▶ [DATA BLOCK]:

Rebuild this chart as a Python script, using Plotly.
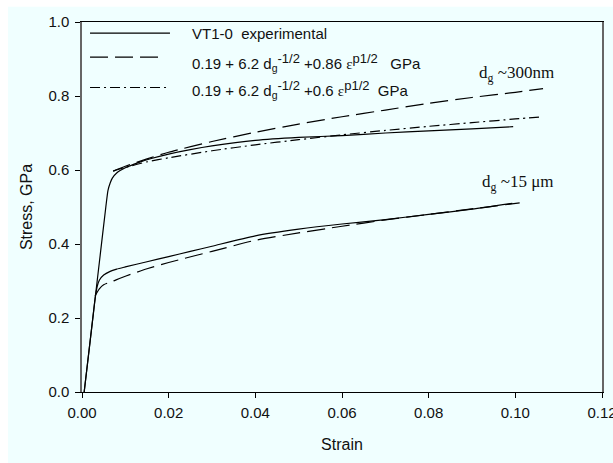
import plotly.graph_objects as go

# ---- data ----
strain_exp_300 = [0.0005, 0.002, 0.004, 0.0055, 0.006, 0.0065, 0.007, 0.008, 0.010, 0.013, 0.016, 0.02,
                  0.025, 0.03, 0.04, 0.05, 0.06, 0.07, 0.08, 0.09, 0.0995]
stress_exp_300 = [0.0, 0.15, 0.35, 0.50, 0.545, 0.565, 0.578, 0.592, 0.606, 0.62, 0.631, 0.643,
                  0.655, 0.665, 0.68, 0.688, 0.693, 0.700, 0.706, 0.711, 0.717]

strain_exp_15 = [0.0005, 0.0015, 0.0025, 0.003, 0.0035, 0.004, 0.005, 0.0065, 0.008, 0.01, 0.015, 0.02,
                 0.025, 0.03, 0.04, 0.05, 0.06, 0.07, 0.08, 0.09, 0.0993]
stress_exp_15 = [0.0, 0.10, 0.20, 0.25, 0.285, 0.302, 0.316, 0.326, 0.332, 0.338, 0.352, 0.366,
                 0.38, 0.394, 0.422, 0.44, 0.454, 0.466, 0.48, 0.494, 0.51]

strain_m086_300 = [0.0072, 0.01, 0.015, 0.02, 0.03, 0.04, 0.05, 0.06, 0.07, 0.08, 0.09, 0.1, 0.1064]
stress_m086_300 = [0.597, 0.61, 0.63, 0.648, 0.677, 0.702, 0.724, 0.744, 0.762, 0.78, 0.796, 0.81, 0.82]

strain_m06_300 = [0.0072, 0.01, 0.015, 0.02, 0.03, 0.04, 0.05, 0.06, 0.07, 0.08, 0.09, 0.1, 0.1064]
stress_m06_300 = [0.597, 0.607, 0.622, 0.633, 0.652, 0.668, 0.682, 0.695, 0.707, 0.718, 0.728, 0.738, 0.744]

strain_m086_15 = [0.003, 0.004, 0.005, 0.007, 0.01, 0.015, 0.02, 0.03, 0.04, 0.05, 0.06, 0.07, 0.08, 0.09, 0.101]
stress_m086_15 = [0.26, 0.279, 0.29, 0.299, 0.313, 0.333, 0.35, 0.38, 0.41, 0.43, 0.448, 0.465, 0.48, 0.495, 0.511]

x_ticks = [0.0, 0.02, 0.04, 0.06, 0.08, 0.10, 0.12]
y_ticks = [0.0, 0.2, 0.4, 0.6, 0.8, 1.0]

SUP = "<sup><span style='font-size:13px'>{}</span></sup>"
EPS = "<span style='font-family:Liberation Serif'>ε</span>"
legend_labels = [
    "VT1-0  experimental",
    "0.19 + 6.2 d<sub>g</sub>" + SUP.format("-1/2") + " +0.86 " + EPS + SUP.format("p1/2") + "   GPa",
    "0.19 + 6.2 d<sub>g</sub>" + SUP.format("-1/2") + " +0.6 " + EPS + SUP.format("p1/2") + "  GPa",
]
legend_dashes = ["solid", "18px,7px", "10px,4px,2px,4px"]

BG = "#F0FFFF"
LW = 1.2

fig = go.Figure()
for xs, ys, dash in [
    (strain_exp_300, stress_exp_300, "solid"),
    (strain_exp_15, stress_exp_15, "solid"),
    (strain_m086_300, stress_m086_300, "18px,7px"),
    (strain_m086_15, stress_m086_15, "18px,7px"),
    (strain_m06_300, stress_m06_300, "10px,4px,2px,4px"),
]:
    fig.add_trace(go.Scatter(x=xs, y=ys, mode="lines", showlegend=False,
                             line=dict(color="black", width=LW, dash=dash, shape="spline", smoothing=0.6)))

# white frame strips (top and left) of the picture
fig.add_shape(type="rect", xref="paper", yref="paper", x0=-0.2, x1=1.1, y0=1.0414, y1=1.1,
              fillcolor="white", line=dict(width=0), layer="below")
fig.add_shape(type="rect", xref="paper", yref="paper", x0=-0.2, x1=-0.1423, y0=-0.3, y1=1.1,
              fillcolor="white", line=dict(width=0), layer="below")

# manual legend
leg_line_y = [0.970, 0.905, 0.823]
leg_text_y = [0.970, 0.891, 0.818]
leg_x1 = [0.0203, 0.0187, 0.0198]
for lab, dash, ly, ty, x1 in zip(legend_labels, legend_dashes, leg_line_y, leg_text_y, leg_x1):
    fig.add_shape(type="line", xref="x", yref="y", x0=0.00185, x1=x1, y0=ly, y1=ly,
                  line=dict(color="black", width=LW, dash=dash))
    fig.add_annotation(x=0.0249, y=ty, xref="x", yref="y", text=lab, showarrow=False,
                       xanchor="left", yanchor="middle",
                       font=dict(family="Liberation Sans, Arial", size=15, color="#111"))

fig.add_annotation(x=0.0912, y=0.86, xref="x", yref="y", text="d<sub>g</sub> ~300nm", showarrow=False,
                   xanchor="left", yanchor="middle",
                   font=dict(family="Liberation Serif, Times New Roman", size=17, color="#111"))
fig.add_annotation(x=0.0918, y=0.566, xref="x", yref="y", text="d<sub>g</sub> ~15 μm", showarrow=False,
                   xanchor="left", yanchor="middle",
                   font=dict(family="Liberation Serif, Times New Roman", size=17, color="#111"))

fig.update_layout(
    width=613, height=463,
    margin=dict(l=82, r=11, t=22, b=71, autoexpand=False),
    paper_bgcolor=BG, plot_bgcolor=BG,
    font=dict(family="Liberation Sans, Arial", size=15, color="#111"),
    showlegend=False,
)
fig.update_xaxes(range=[0, 0.12], tickvals=x_ticks, tickformat=".2f", ticks="outside", ticklen=5,
                 ticklabelstandoff=2, ticklabeloverflow="allow", automargin=False,
                 tickcolor="black", showline=True, linecolor="black", linewidth=1.2, mirror=True,
                 showgrid=False, zeroline=False, title=dict(text="Strain", font=dict(size=16), standoff=18))
fig.update_yaxes(range=[0, 1.0], tickvals=y_ticks, tickformat=".1f", ticks="outside", ticklen=5,
                 ticklabelstandoff=3, automargin=False,
                 tickcolor="black", showline=True, linecolor="#666", linewidth=1.5, mirror=True,
                 showgrid=False, zeroline=False, title=dict(text="Stress, GPa", font=dict(size=16), standoff=12))

fig.write_html("out.html")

▶ [WHAT IS NEEDED]:
Omit the pictures, then quote the rest of the material above exactly.

▶ [OUTPUT]:
Rebuild this chart as a Python script, using Plotly.
import plotly.graph_objects as go

# ---- data ----
strain_exp_300 = [0.0005, 0.002, 0.004, 0.0055, 0.006, 0.0065, 0.007, 0.008, 0.010, 0.013, 0.016, 0.02,
                  0.025, 0.03, 0.04, 0.05, 0.06, 0.07, 0.08, 0.09, 0.0995]
stress_exp_300 = [0.0, 0.15, 0.35, 0.50, 0.545, 0.565, 0.578, 0.592, 0.606, 0.62, 0.631, 0.643,
                  0.655, 0.665, 0.68, 0.688, 0.693, 0.700, 0.706, 0.711, 0.717]

strain_exp_15 = [0.0005, 0.0015, 0.0025, 0.003, 0.0035, 0.004, 0.005, 0.0065, 0.008, 0.01, 0.015, 0.02,
                 0.025, 0.03, 0.04, 0.05, 0.06, 0.07, 0.08, 0.09, 0.0993]
stress_exp_15 = [0.0, 0.10, 0.20, 0.25, 0.285, 0.302, 0.316, 0.326, 0.332, 0.338, 0.352, 0.366,
                 0.38, 0.394, 0.422, 0.44, 0.454, 0.466, 0.48, 0.494, 0.51]

strain_m086_300 = [0.0072, 0.01, 0.015, 0.02, 0.03, 0.04, 0.05, 0.06, 0.07, 0.08, 0.09, 0.1, 0.1064]
stress_m086_300 = [0.597, 0.61, 0.63, 0.648, 0.677, 0.702, 0.724, 0.744, 0.762, 0.78, 0.796, 0.81, 0.82]

strain_m06_300 = [0.0072, 0.01, 0.015, 0.02, 0.03, 0.04, 0.05, 0.06, 0.07, 0.08, 0.09, 0.1, 0.1064]
stress_m06_300 = [0.597, 0.607, 0.622, 0.633, 0.652, 0.668, 0.682, 0.695, 0.707, 0.718, 0.728, 0.738, 0.744]

strain_m086_15 = [0.003, 0.004, 0.005, 0.007, 0.01, 0.015, 0.02, 0.03, 0.04, 0.05, 0.06, 0.07, 0.08, 0.09, 0.101]
stress_m086_15 = [0.26, 0.279, 0.29, 0.299, 0.313, 0.333, 0.35, 0.38, 0.41, 0.43, 0.448, 0.465, 0.48, 0.495, 0.511]

x_ticks = [0.0, 0.02, 0.04, 0.06, 0.08, 0.10, 0.12]
y_ticks = [0.0, 0.2, 0.4, 0.6, 0.8, 1.0]

SUP = "<sup><span style='font-size:13px'>{}</span></sup>"
EPS = "<span style='font-family:Liberation Serif'>ε</span>"
legend_labels = [
    "VT1-0  experimental",
    "0.19 + 6.2 d<sub>g</sub>" + SUP.format("-1/2") + " +0.86 " + EPS + SUP.format("p1/2") + "   GPa",
    "0.19 + 6.2 d<sub>g</sub>" + SUP.format("-1/2") + " +0.6 " + EPS + SUP.format("p1/2") + "  GPa",
]
legend_dashes = ["solid", "18px,7px", "10px,4px,2px,4px"]

BG = "#F0FFFF"
LW = 1.2

fig = go.Figure()
for xs, ys, dash in [
    (strain_exp_300, stress_exp_300, "solid"),
    (strain_exp_15, stress_exp_15, "solid"),
    (strain_m086_300, stress_m086_300, "18px,7px"),
    (strain_m086_15, stress_m086_15, "18px,7px"),
    (strain_m06_300, stress_m06_300, "10px,4px,2px,4px"),
]:
    fig.add_trace(go.Scatter(x=xs, y=ys, mode="lines", showlegend=False,
                             line=dict(color="black", width=LW, dash=dash, shape="spline", smoothing=0.6)))

# white frame strips (top and left) of the picture
fig.add_shape(type="rect", xref="paper", yref="paper", x0=-0.2, x1=1.1, y0=1.0414, y1=1.1,
              fillcolor="white", line=dict(width=0), layer="below")
fig.add_shape(type="rect", xref="paper", yref="paper", x0=-0.2, x1=-0.1423, y0=-0.3, y1=1.1,
              fillcolor="white", line=dict(width=0), layer="below")

# manual legend
leg_line_y = [0.970, 0.905, 0.823]
leg_text_y = [0.970, 0.891, 0.818]
leg_x1 = [0.0203, 0.0187, 0.0198]
for lab, dash, ly, ty, x1 in zip(legend_labels, legend_dashes, leg_line_y, leg_text_y, leg_x1):
    fig.add_shape(type="line", xref="x", yref="y", x0=0.00185, x1=x1, y0=ly, y1=ly,
                  line=dict(color="black", width=LW, dash=dash))
    fig.add_annotation(x=0.0249, y=ty, xref="x", yref="y", text=lab, showarrow=False,
                       xanchor="left", yanchor="middle",
                       font=dict(family="Liberation Sans, Arial", size=15, color="#111"))

fig.add_annotation(x=0.0912, y=0.86, xref="x", yref="y", text="d<sub>g</sub> ~300nm", showarrow=False,
                   xanchor="left", yanchor="middle",
                   font=dict(family="Liberation Serif, Times New Roman", size=17, color="#111"))
fig.add_annotation(x=0.0918, y=0.566, xref="x", yref="y", text="d<sub>g</sub> ~15 μm", showarrow=False,
                   xanchor="left", yanchor="middle",
                   font=dict(family="Liberation Serif, Times New Roman", size=17, color="#111"))

fig.update_layout(
    width=613, height=463,
    margin=dict(l=82, r=11, t=22, b=71, autoexpand=False),
    paper_bgcolor=BG, plot_bgcolor=BG,
    font=dict(family="Liberation Sans, Arial", size=15, color="#111"),
    showlegend=False,
)
fig.update_xaxes(range=[0, 0.12], tickvals=x_ticks, tickformat=".2f", ticks="outside", ticklen=5,
                 ticklabelstandoff=2, ticklabeloverflow="allow", automargin=False,
                 tickcolor="black", showline=True, linecolor="black", linewidth=1.2, mirror=True,
                 showgrid=False, zeroline=False, title=dict(text="Strain", font=dict(size=16), standoff=18))
fig.update_yaxes(range=[0, 1.0], tickvals=y_ticks, tickformat=".1f", ticks="outside", ticklen=5,
                 ticklabelstandoff=3, automargin=False,
                 tickcolor="black", showline=True, linecolor="#666", linewidth=1.5, mirror=True,
                 showgrid=False, zeroline=False, title=dict(text="Stress, GPa", font=dict(size=16), standoff=12))

fig.write_html("out.html")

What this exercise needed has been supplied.